Last modified: 2005-12-07 15:06:52 UTC
IMPORTANT!!! DO *NOT* READ THIS BUGREPORT IF YOU HAVEN'T READ THE BOOK "Harry Potter and the Half-Blood Prince" AND YOU PLAN TO READ IT! -see the bugreport below- ... ... ... ... ... ... ... ... How to reproduce: 1. Query Google for "half blood prince" 2. See the fourth result - it reads: Harry Potter and the Half-Blood Prince - Wikipedia, the free ... For information on the character, see Half-Blood Prince (character). ... Harry pursues Snape, who identifies himself as the Half-Blood Prince before fleeing ... en.wikipedia.org/wiki/Harry_ Potter_and_the_Half-Blood_Prince - 47k - Cached - Similar pages As you can see, anybody who searches for information about the book in Google will be spoiled instantly. Internally, Wikipedia has the solution - the {{spoiler}} template. However, in Google searches the warning does not display. Therefore another approach is needed. Expected behavior: 1. On article access check the user-agent string sent. 2. If it's Googlebot's, return the page with all spoilers replaced by "---SPOILER---" or something similar. Spoilers be written in articles like <spoiler>dumbledore dies</spoiler> (or other markup).

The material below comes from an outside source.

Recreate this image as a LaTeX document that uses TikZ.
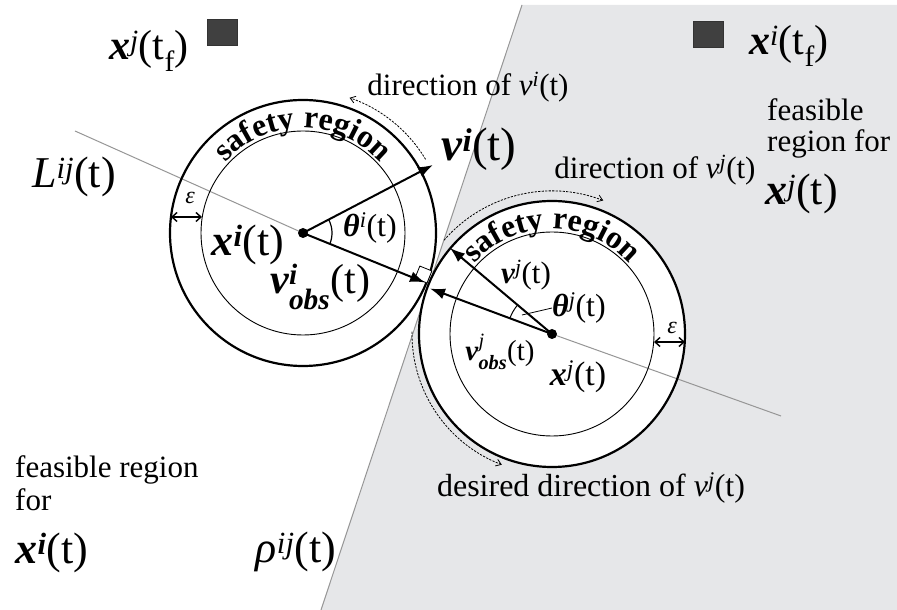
\documentclass[tikz,border=0pt]{standalone}
\usepackage{fontspec}
\setmainfont{Liberation Serif}
\usepackage{amsmath}
\usepackage{tikz}
\usetikzlibrary{arrows.meta,positioning,calc,decorations.text}

\definecolor{regiongray}{RGB}{230,231,233}
\definecolor{goalgray}{RGB}{64,64,64}
\definecolor{linegray}{RGB}{150,150,150}

\newcommand{\fsz}[1]{\fontsize{#1}{#1}\selectfont}
\newcommand{\bx}{\textbf{\textit{x}}}
\newcommand{\bv}{\textbf{\textit{v}}}
\newcommand{\bth}{\textbf{\textit{θ}}}

\begin{document}
\begin{tikzpicture}[
  x=1pt, y=1pt,
  ringout/.style={line width=2.2pt},
  ringin/.style={line width=0.9pt},
  vec/.style={line width=2pt,-{Latex[length=15pt,width=11pt]}},
  epsarr/.style={line width=1.4pt,{Straight Barb[length=5pt,width=9pt]}-{Straight Barb[length=5pt,width=9pt]}},
  sweep/.style={line width=0.8pt,dash pattern=on 2.2pt off 1.3pt,-{Straight Barb[length=5pt,width=7pt]}},
  centerdot/.style={circle,fill,inner sep=0pt,minimum size=10pt},
  goal/.style={draw=black!80,fill=goalgray,minimum width=30pt,minimum height=26pt,inner sep=0pt},
  bigtext/.style={font=\fsz{44},inner sep=0pt},
  midtext/.style={font=\fsz{31},inner sep=0pt},
  smalltext/.style={font=\fsz{24},inner sep=0pt},
  safety/.style={decorate,decoration={text along path,text align=center,
                 text={|\fsz{32}\bfseries|safety region}}}
]
  \useasboundingbox (0,0) rectangle (897,610);

  % centres, contact point and line ends
  \coordinate (ci) at (303,377);
  \coordinate (cj) at (552,276);
  \coordinate (contact) at (427,327);
  \coordinate (rhotop) at (522,605);
  \coordinate (rhobot) at (321,0);
  \coordinate (Lstart) at (75,479);
  \coordinate (Lend) at (781,194);

  % feasible region of x^j
  \fill[regiongray] (rhotop) -- (897,605) -- (897,0) -- (rhobot) -- cycle;
  \draw[linegray,line width=1pt] (rhotop) -- (rhobot);

  % safety regions
  \fill[white] (ci) circle[radius=133pt];
  \fill[white] (cj) circle[radius=133pt];
  \draw[linegray,line width=1pt] (Lstart) -- (ci);
  \draw[linegray,line width=1pt] (cj) -- (Lend);
  \draw[ringout] (ci) circle[radius=133pt];
  \draw[ringin] (ci) circle[radius=102pt];
  \draw[ringout] (cj) circle[radius=133pt];
  \draw[ringin] (cj) circle[radius=102pt];
  \path[safety] ($(ci)+(165:105pt)$) arc[start angle=165,end angle=15,radius=105pt];
  \path[safety] ($(cj)+(165:105pt)$) arc[start angle=165,end angle=15,radius=105pt];

  % right angle at the contact point
  \draw[line width=0.8pt,fill=white,shift={(contact)},rotate=-22.1] (0,0) rectangle (-13,13);

  % velocity vectors
  \coordinate (vitip) at (433,445);
  \coordinate (vjtip) at (450,362);
  \coordinate (obsitip) at (425,327.5);
  \coordinate (obsjtip) at (430,321.5);
  \draw[vec] (ci) -- (vitip);
  \draw[vec] (ci) -- (obsitip);
  \draw[vec] (cj) -- (vjtip);
  \draw[vec] (cj) -- (obsjtip);
  \node[centerdot] (dotci) at (ci) {};
  \node[centerdot] (dotcj) at (cj) {};

  % angles
  \draw[line width=1.2pt] ($(ci)+(-22.5:29pt)$) arc[start angle=-22.5,end angle=27.6,radius=29pt];
  \draw[line width=1pt] ($(cj)+(140:45pt)$) arc[start angle=140,end angle=159.7,radius=45pt];

  % epsilon widths
  \coordinate (epsia) at (171,393);
  \coordinate (epsib) at (202,393);
  \coordinate (epsja) at (654,268);
  \coordinate (epsjb) at (685,268);
  \draw[epsarr] (epsia) -- (epsib);
  \draw[epsarr] (epsja) -- (epsjb);
  \node[smalltext] (epsi) at (190,412) {\textit{ε}};
  \node[smalltext] (epsj) at (672,282) {\textit{ε}};

  % turning directions
  \draw[sweep] ($(ci)+(31:143pt)$) arc[start angle=31,end angle=71,radius=143pt];
  \draw[sweep] ($(cj)+(139:143pt)$) arc[start angle=139,end angle=69,radius=143pt];
  \draw[sweep] ($(cj)+(179:140pt)$) arc[start angle=179,end angle=249,radius=140pt];

  % goals
  \node[goal] (goalj) at (222,578) {};
  \node[goal] (goali) at (708,576) {};
  \node[font=\fsz{42},inner sep=0pt] (xjf) at (149,559) {\bx$^{\textit{j}}$(t$_{\text{f}}$)};
  \node[font=\fsz{42},inner sep=0pt] (xif) at (789,564) {\bx$^{\textit{i}}$(t$_{\text{f}}$)};

  % labels
  \node[bigtext] (Lij) at (74,433) {\textit{L}$^{\textit{ij}}$(t)};
  \node[font=\fsz{47},inner sep=0pt] (vi) at (479,461) {\bv$^{\textbf{\textit{i}}}$(t)};
  \node[midtext] (dirvi) at (468,523) {direction of \textit{v}$^{\textit{i}}$(t)};
  \node[midtext] (dirvj) at (655,440) {direction of \textit{v}$^{\textit{j}}$(t)};
  \node[midtext,align=left,anchor=north west] (feasj) at (767,512) {feasible\\region for};
  \node[bigtext,anchor=north west] (xjfeas) at (765,436) {\bx$^{\textit{j}}$(t)};
  \node[font=\fontsize{31}{33}\selectfont,inner sep=0pt,align=left,anchor=north west] (feasi) at (15,155) {feasible region\\for};
  \node[bigtext] (xifeas) at (52,57) {\bx$^{\textbf{\textit{i}}}$(t)};
  \node[bigtext] (rho) at (296,58) {\textit{ρ}$^{\textit{ij}}$(t)};
  \node[bigtext] (xi) at (248,365) {\bx$^{\textbf{\textit{i}}}$(t)};
  \node[font=\fsz{42},inner sep=0pt] (vobsi) at (320,323) {\bv$^{\textbf{\textit{i}}}_{\textbf{\textit{obs}}}$(t)};
  \node[font=\fsz{32},inner sep=0pt] (thetai) at (370,382) {\bth$^{\textit{i}}$(t)};
  \node[font=\fsz{31},inner sep=0pt] (vj) at (526,335) {\bv$^{\textit{j}}$(t)};
  \node[font=\fsz{32},inner sep=0pt,anchor=west] (thetaj) at (552,302) {\bth$^{\textit{j}}$(t)};
  \coordinate (thetajfoot) at (522,295);
  \draw[line width=0.8pt] (thetajfoot) -- (thetaj.west);
  \node[font=\fsz{29},inner sep=0pt] (vobsj) at (500,258) {\bv$^{\textit{j}}_{\textbf{\textit{obs}}}$(t)};
  \node[font=\fsz{34},inner sep=0pt] (xj) at (578,233) {\bx$^{\textit{j}}$(t)};
  \node[font=\fsz{32},inner sep=0pt] (desired) at (591,122) {desired direction of \textit{v}$^{\textit{j}}$(t)};
\end{tikzpicture}
\end{document}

INVALID, google has a "Dissatisfied? Help us improve" link on every search result, I suggest you use it.
Snape kills dumbledore.
>INVALID, google has a "Dissatisfied? Help us improve" link on every search result, I suggest you use it. How's a computer algorithm supposed to recognize something as abstract as plot spoilers? No, users should cope with it. Please, before replying, think whether it's really possible a satiable antispoil algorithm in Google to work. >Snape kills dumbledore. No comment...
(In reply to comment #3) > >INVALID, google has a "Dissatisfied? Help us improve" link on every search result, I > suggest you use it. > > How's a computer algorithm supposed to recognize something as abstract as plot spoilers? > No, users should cope with it. Please, before replying, think whether it's really > possible a satiable antispoil algorithm in Google to work. Well that's something for the google people to work out, not us.
I don't agree, but I have nothing else to say. I used the method you recommended.
It is not technically possible for us to prevent Google from indexing spoilers - how is the software supposed to know what is a spoiler and what isn't?
>It is not technically possible for us to prevent Google from indexing spoilers - how is the software supposed to know what is a spoiler and what isn't? I wrote that above. For example, we surround spoiling parts with <spoiler></spoiler> manually. As I said, IMO it's humans' job to tell spoilers apart from regular text.
See also: http://lists.w3.org/Archives/Public/www-html/2005Dec/0009.html
(In reply to comment #7) > >It is not technically possible for us to prevent Google from indexing spoilers - > how is the software supposed to know what is a spoiler and what isn't? > > I wrote that above. For example, we surround spoiling parts with <spoiler></spoiler> manually. As I > said, IMO it's humans' job to tell spoilers apart from regular text. So? Surround something in those tags either at the wikitext or XHTML level, and you'll find it's ignored at the former and rejected as invalid XHTML at the latter. And how does that stop GoogleBot seeing it?
(In reply to comment #9) > (In reply to comment #7) > > >It is not technically possible for us to prevent Google from indexing > spoilers - > > how is the software supposed to know what is a spoiler and what isn't? > > > > I wrote that above. For example, we surround spoiling parts with > <spoiler></spoiler> manually. As I > > said, IMO it's humans' job to tell spoilers apart from regular text. > > So? Surround something in those tags either at the wikitext or XHTML level, and > you'll find it's ignored at the former and rejected as invalid XHTML at the > latter. And how does that stop GoogleBot seeing it? I'm sorry, apparently I didn't make myself clear. What I meant was that some markup analogous to <spoiler></spoiler> has to be added to the wikicode specs, meaning that MediaWiki itself should be changed. (In reply to comment #8) > See also: http://lists.w3.org/Archives/Public/www-html/2005Dec/0009.html Now that I read this, I realized that indeed such a thing would be much better off in general XHTML. However, as seen at http://lists.w3.org/Archives/Public/www-html/2005Dec/0021.html the proposal seems to have been declined. I'm probably going to argue with them, because I don't agree with some of their points. For now I am convinced that the INVALID resolution fits this bug.